SOME TIPS FOR EMERGING AUTHORS
1. What is your writing process like? Do you write consistently or only when inspired? Do you write many drafts quickly, or have an early draft that’s almost perfect?
I admire splurgers like mad. My writing process is more ‘snail like’. Sometimes it seems that I have to squeeze out every word. Then it needs lots of re-editing. Mark Twain once said that he spent a whole afternoon putting in a comma, and another afternoon taking it out. No early draft has ever been perfect.
3. Can you tell me a bit about your inspirations and what drew you to writing in the first place?
In one word: reading. I learnt to read when I was three and I have never stopped. Books take me far away from my present reality to other worlds.
As for what inspires me: what I read, what I see, what I hear. I am one of those strange people who actually enjoys listening to people talking on their mobiles. In a word, the world around me is my inspiration.
4. Is each novel you write easier than the last? Or is every one challenging? Where there any specific points at which you struggled with this novel?
Each novel is as difficult as the last. Because I write in so many genres (otherwise I get bored) I am always challenging myself. For example, in the last two years I have had two middle grade novels written and published: ‘My Holocaust Story: Hanna’, and ‘Cybertricks’, and completed the first drafts of two YA novels: ‘Ferdie & Miranda’ and ‘Gap Year Nanny’,
5. Is having a book published exclusively as an ebook a different experience to having a book in print? Do you prefer reading either format? Do you think the print book is on the way out?
I adore my Kindle. I adore being able to download within minutes. But ultimately what format a book appears in, isn’t all that relevant. What matters are the words, the characters and the narrative drive. I think hardcopy might gradually disappear. What will remain are story picture books for little readers, and maybe elegant coffee table books. Of course this is a time of transition and who can predict the future? The monks who illustrated all those wonderful bibles must have felt the same way when they first caught sight of a printing press. ‘Never catch on,’ they must have told each other. Same as when Penguin decided to produce soft covers.
6. What tips do you have for other writers?
I have a blog where I post lots of tips, both for very beginning writers, and those that are trying to promote their work. Social networking is important, so I recommend using facebook, tweeting, and logging into other blogs. Promoting on You Tube is useful though I have to confess I’m technologically too stupid to do this. My major piece of advice is to never give up. A book may be rejected many times before it takes off. Sometimes it can take many years, and of course this has happened to me many, many times. After I lick my wounds at yet another rejection, I remind myself that it might be the wrong time, the wrong publisher, and probably needs another draft. Now the book revolution is on us, perhaps it’s useful to think of self publishing. But be warned: too many self-published books are badly edited or frankly, need more work.

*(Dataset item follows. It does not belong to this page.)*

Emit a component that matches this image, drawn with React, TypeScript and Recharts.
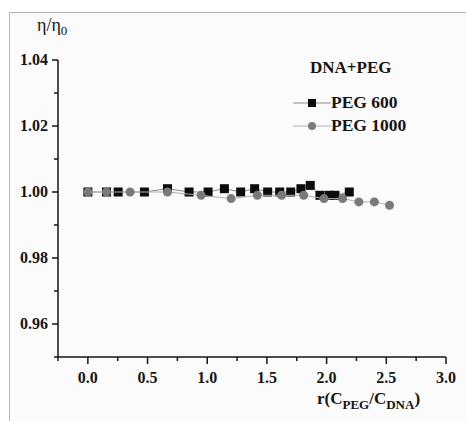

7. Imagining you could travel back in time and give advice to your teenaged self about writing and life, what would you tell her? And would she listen.
I would tell her to start writing very much earlier and not leave it all so late. For some years I lived next door to Elizabeth Jolly. While she was writing I was swanning about. If I had been writing alongside her, maybe I would now be as good and famous as she was?
8. What tips can you give for writing fantasy?
All fantasy must have certain common elements. They take place in a consistent, if imaginary world, and have exciting and convincing protagonists. Their major theme, much like the fairy story, is good versus evil, with good eventually winning out against what seems like insurmountable odds. The reader is asked to suspend disbelief with a completeness that is not required in more traditional genres. If the best fantasy is written with flair and imagination, it can also be used as metaphor – coping with climate warming, protecting the environment, ensuring endangered animals survive, and overcoming totalitarian rule. They all offer the hope that everything can and will turn out for the best.
9. What is the most important thing to remember when starting a new work?
In my opinion, a character must become a living breathing person easily recognisable. I always recommend writers create a character profile to start with. Once your character is living at a specific time and you know his/her likes dislikes/conflicts/ family etc. you already have half your plot. I can’t emphasise this enough. In ‘Cybertricks’ set so many years in the future, my characters might look odd, but they behave like normal youngsters with disparate personalities.
10. What other advice can you give beginner writers?
Perseverance is what counts. It’s said that inspiration is only 10% and hard work 90% . I am often approached by people who tell me they ‘have a book in them’ as if I can give a magic tip. Wish I could.